Does it make sense?: The other three teams the Bruins have matched up with all seemed oddly intent on demonstrating that they could match Boston’s physical game. The Rangers promised a physical war, then were bounced in five games. The Penguins often seemed obsessed with proving that they could go toe-to-toe with the Bruins, and they failed miserably. Chicago dressed tough guy Brandon Bollig for Game 2, only to see his failed clearing attempt lead to Boston’s OT winner.
The Leafs, meanwhile, didn’t seem all that concerned with proving their manhood. They didn’t back down from physical play, but they didn’t go out of their way to initiate it. There may be a lesson there: You can’t intimidate the Boston Bruins, so focus your energy on something else. But what? Let’s keep going
The theory: The Leafs’ speed created problems for Boston.
The explanation: Toronto is a surprisingly fast team, with even some of its less-skilled players being able to skate well, and Boston had trouble matching up.
Does it make sense?: There’s no doubt that the Leafs’ speed did create problems for the Bruins at various points. And that was especially true once injuries forced Toronto coach Randy Carlyle to finally dress defenseman Jake Gardiner, who may be the fastest Maple Leaf blueliner.
By comparison, the Rangers’ own coach called them slow against Boston, and the Penguins' vaunted deadline acquisitions consisted of older, more plodding players. But on the other hand, Chicago is an exceptionally fast team, and so far they haven’t been able to show it much against Boston.
The theory: The Bruins couldn’t handle the Leafs' forecheck.
The explanation: The Leafs committed to their forecheck, creating turnovers and hammering away at the Bruins’ defensemen.
Does it make sense?: Effective forechecking is basically the combination of speed and physical play, so given the last few sections, it would make sense that the Leafs would be strong here, too. And it was clearly an area of emphasis in the series for Carlyle, who loves to dump and chase. When it wasn’t Orr flying in for another kamikaze mission into Mount Chara, it was some other Leaf forward making sure to finish a check.
But it’s not like the Leafs are the only team to come up with the idea of forechecking hard in the playoffs. John Tortorella was notorious for his emphasis on the Rangers’ forecheck, and the Penguins had been extremely effective on theirs in Round 2 against Ottawa. The Leafs did fine in this area, but so has everyone else who matched up with Boston. So our search continues
The theory: The Leafs went to the net and got traffic in front of Tuukka Rask.
The explanation: Toronto knew it didn’t have the skill to sit back and snipe on Rask from outside, so it planted a guy in front of him and looked for deflections and rebounds.

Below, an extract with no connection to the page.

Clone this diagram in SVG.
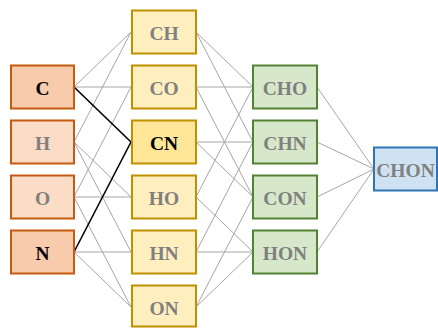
<svg xmlns="http://www.w3.org/2000/svg" width="438" height="328" viewBox="0 0 438 328">
<style>
rect{stroke-width:2}
text{font-family:"Liberation Serif","Times New Roman",serif;font-weight:bold;font-size:19.5px;text-anchor:middle;fill:#808080}
text.on{fill:#000}
.l1 rect{stroke:#c55a11;fill:#fbdcc6}
.l1 rect.on{fill:#f8cbad}
.l2 rect{stroke:#bf9000;fill:#ffefbf}
.l2 rect.on{fill:#ffe699}
.l3 rect{stroke:#548235;fill:#d6e8c9}
.l4 rect{stroke:#2e75b6;fill:#cfe2f3}
#edges line{stroke:#a6a6a6;stroke-width:1}
#edges line.on{stroke:#000;stroke-width:1.6}
</style>
<rect width="438" height="328" fill="#fff"/>
<g id="edges">
<line x1="74" y1="87" x2="131" y2="32"/>
<line x1="74" y1="87" x2="131" y2="87"/>
<line x1="74" y1="142" x2="131" y2="32"/>
<line x1="74" y1="142" x2="131" y2="197"/>
<line x1="74" y1="142" x2="131" y2="252"/>
<line x1="74" y1="197" x2="131" y2="87"/>
<line x1="74" y1="197" x2="131" y2="197"/>
<line x1="74" y1="197" x2="131" y2="307"/>
<line x1="74" y1="252" x2="131" y2="252"/>
<line x1="74" y1="252" x2="131" y2="307"/>
<line x1="196" y1="32" x2="253" y2="87"/>
<line x1="196" y1="32" x2="253" y2="142"/>
<line x1="196" y1="87" x2="253" y2="87"/>
<line x1="196" y1="87" x2="253" y2="197"/>
<line x1="196" y1="142" x2="253" y2="142"/>
<line x1="196" y1="142" x2="253" y2="197"/>
<line x1="196" y1="197" x2="253" y2="87"/>
<line x1="196" y1="197" x2="253" y2="252"/>
<line x1="196" y1="252" x2="253" y2="142"/>
<line x1="196" y1="252" x2="253" y2="252"/>
<line x1="196" y1="307" x2="253" y2="197"/>
<line x1="196" y1="307" x2="253" y2="252"/>
<line x1="317" y1="87" x2="374" y2="169"/>
<line x1="317" y1="142" x2="374" y2="169"/>
<line x1="317" y1="197" x2="374" y2="169"/>
<line x1="317" y1="252" x2="374" y2="169"/>
<line class="on" x1="74" y1="87" x2="131" y2="142"/>
<line class="on" x1="74" y1="252" x2="131" y2="142"/>
</g>
<g class="l1">
<g id="C"><rect class="on" x="11" y="65.5" width="63" height="43"/><text class="on" x="42.5" y="94.5">C</text></g>
<g id="H"><rect x="11" y="120.5" width="63" height="43"/><text x="42.5" y="149.5">H</text></g>
<g id="O"><rect x="11" y="175.5" width="63" height="43"/><text x="42.5" y="204.5">O</text></g>
<g id="N"><rect class="on" x="11" y="230.5" width="63" height="43"/><text class="on" x="42.5" y="259.5">N</text></g>
</g>
<g class="l2">
<g id="CH"><rect x="132" y="10.5" width="64" height="43"/><text x="164" y="39.5">CH</text></g>
<g id="CO"><rect x="132" y="65.5" width="64" height="43"/><text x="164" y="94.5">CO</text></g>
<g id="CN"><rect class="on" x="132" y="120.5" width="64" height="43"/><text class="on" x="164" y="149.5">CN</text></g>
<g id="HO"><rect x="132" y="175.5" width="64" height="43"/><text x="164" y="204.5">HO</text></g>
<g id="HN"><rect x="132" y="230.5" width="64" height="43"/><text x="164" y="259.5">HN</text></g>
<g id="ON"><rect x="132" y="285.5" width="64" height="41"/><text x="164" y="314.5">ON</text></g>
</g>
<g class="l3">
<g id="CHO"><rect x="253" y="65.5" width="64" height="43"/><text x="285" y="94.5">CHO</text></g>
<g id="CHN"><rect x="253" y="120.5" width="64" height="43"/><text x="285" y="149.5">CHN</text></g>
<g id="CON"><rect x="253" y="175.5" width="64" height="43"/><text x="285" y="204.5">CON</text></g>
<g id="HON"><rect x="253" y="230.5" width="64" height="43"/><text x="285" y="259.5">HON</text></g>
</g>
<g class="l4">
<g id="CHON"><rect x="374" y="147.5" width="63" height="43"/><text x="405.5" y="176.5">CHON</text></g>
</g>
</svg>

Does it make sense?: The Leafs certainly seemed more eager to try this against the Bruins than they did during the regular season, when they were often criticized for a reluctance to pay the price in front of the net. And it did work, especially in a Game 6 win when both Leaf goals came because of getting traffic in front of Rask.
But much like a strong forecheck, this isn’t exactly a unique strategy. Almost every team vows to go to the net during the playoffs, especially when facing a hot goaltender, and each of Boston’s other opponents have talked about doing so at some point. (For an example of it working, see Game 1's pinball winner, as scored by Andrew Shaw’s shin pads.)
If going to the net was all it took to beat the Bruins, they’d have been golfing weeks ago. We’re starting to run out of options here.
The theory: Forget about the Leafs — the Bruins underachieved all year, then finally woke up.
The explanation: Boston just wasn’t the same team during the first round, not to mention much of the regular season. Maybe Toronto didn’t really do anything special beyond being in the right place at the right time to (almost) take advantage.
Does it make sense?: When I posed the question on Twitter on Monday, Leaf supporters and neutral fans offered up most of the theories above. But this one was the overwhelming response from Boston fans: The Bruins just flat-out stunk for much of the season, and the near-disaster against the Leafs was the wake-up call they needed.
It’s not like all the Bruins were slumping in Round 1 — David Krejci was pretty much unstoppable — but the team did seem off at times. Patrice Bergeron only had one point through the series’ first six games, Brad Marchand didn’t score at all, Tyler Seguin managed only one assist, and Chara was merely very good instead of outright dominant.
And perhaps most important of all, Rask was solid against the Leafs but then caught fire as the playoff wore on. And we all know that on any list of the five keys to winning the Stanley Cup, having a hot goalie is four of them.
So maybe “What did the Leafs do?” isn’t even the right question in the first place. Maybe it’s really about what the Bruins weren’t doing, but are now.
So after all that, have we figured out how to beat these guys?
In the end, the answer probably lies in some combination of “all the above,” arranged in increasing order of importance.
The Leafs were a decent team, who were physical enough to withstand the Bruins’ muscle but not dumb enough to try overpower it. They skated hard, they forechecked well, and they were more than happy to crash the net and score ugly goals. Combine all of those factors with a slumping Bruins team that couldn’t seem to get out of first gear, and you had the recipe for an upset.
That upset didn’t come, of course, and now here we are. The same Bruins who were two minutes away from a first-round exit are now just two wins away from the Stanley Cup.
It goes without saying that the Blackhawks aren’t dead yet. They could certainly stay the course and still win the series, because they’re a fantastic team that’s good enough to beat any opponent in the league on a given night.
But if they’re thinking of making some adjustments and are looking for a blueprint, they could do worse than revisiting the first round. The Maple Leafs haven’t won a championship of their own in almost five decades, but they may yet hold a few of the keys to wresting this one away from the Boston Bruins.